The amount of the license tax imposed on each car is not challenged as unreasonable, the weight of the argument being directed to ascertaining the true number of cars for which the company is liable.

From the undisputed testimony it appears that the company had forty-nine complete car trucks, which could be used with its eighty car bodies. The car bodies were so constructed that twenty-one of the whole number could be used on summer or open cars as might be indicated or needful for the public comfort or economic management of the corporate business. Eight of the trucks were not used so that but forty-one were in use for either closed or open bodies, and these forty-one were in service during the license year. While each part of a car-truck or body is a necessary constituent of a completed car, in determining the largest possible number of entire cars to be formed by assembling the trucks and bodies, we are limited to the possible number of available car trucks. The trucks are the primary or principal part of the car and the body is secondary. The trucks could be used on the streets irrespective of the kind of car body, and without the trucks the bodies were useless. Whether the trucks were mounted with a winter or a summer body or with a flat platform, there could not be more than forty-nine cars made up from the whole equipment of the company. The company could effect as many combinations aS it had car bodies, yet that number would not represent the correct number of cars it could run and operate, and a tax imposed on the whole number of car bodies would necessarily impose a tax on a truck which had been licensed with another car body. The unused parts of a car in the shops or car barns which were held in reserve for climatic changes and substituted to meet such exigencies are only auxiliary parts of the cars in actual use.

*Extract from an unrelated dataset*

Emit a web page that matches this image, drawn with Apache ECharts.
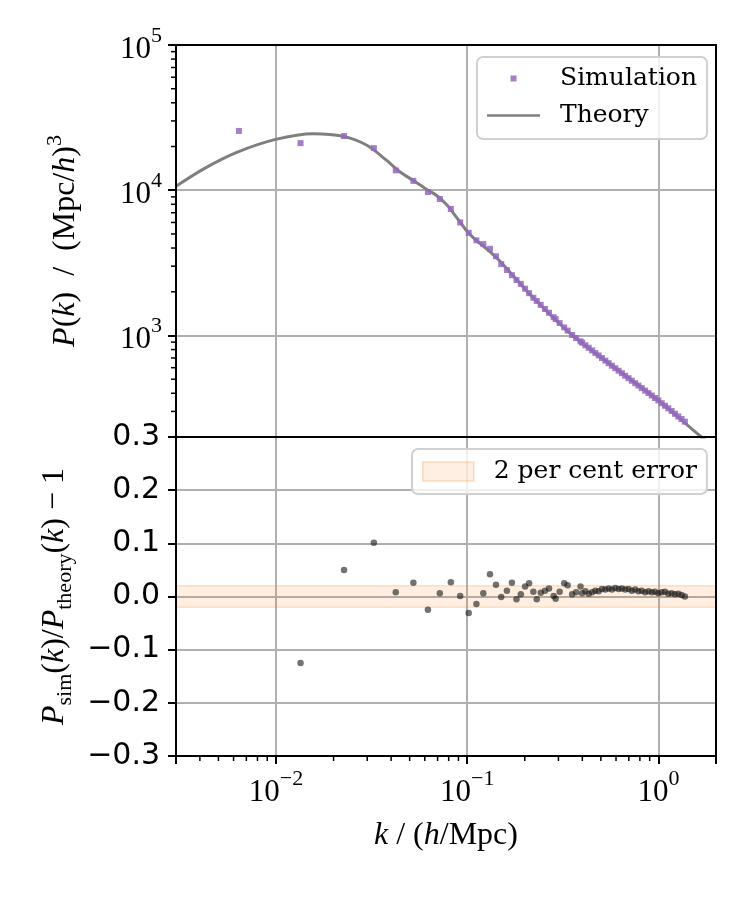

At the time of the trial the plaintiff had obtained judgment, for want of a sufficient affidavit of defense, for the tax on thirty cars, to wit: $750, and the court held “ that the company was *84liable for the tax on a winter car (the closed car with the trucks) and when they put arsummer car upon the same trucks, that makes another car within the meaning of the law,” and the jury was instructed to return a verdict for the tax on forty cars, to wit: $1,000 with interest. '

The system of computation was erroneous, and we now modify the judgment in accordance with the reasons above given, and enter judgment in favor of the plaintiff on this appeal for the tax on eleven cars at $25.00 a car, making $275 with interest from June 1, 1899, in addition to the judgment entered for want of a sufficient affidavit of defence by which the company is held to be liable for the license tax on forty-one cars used and operated during the period mentioned.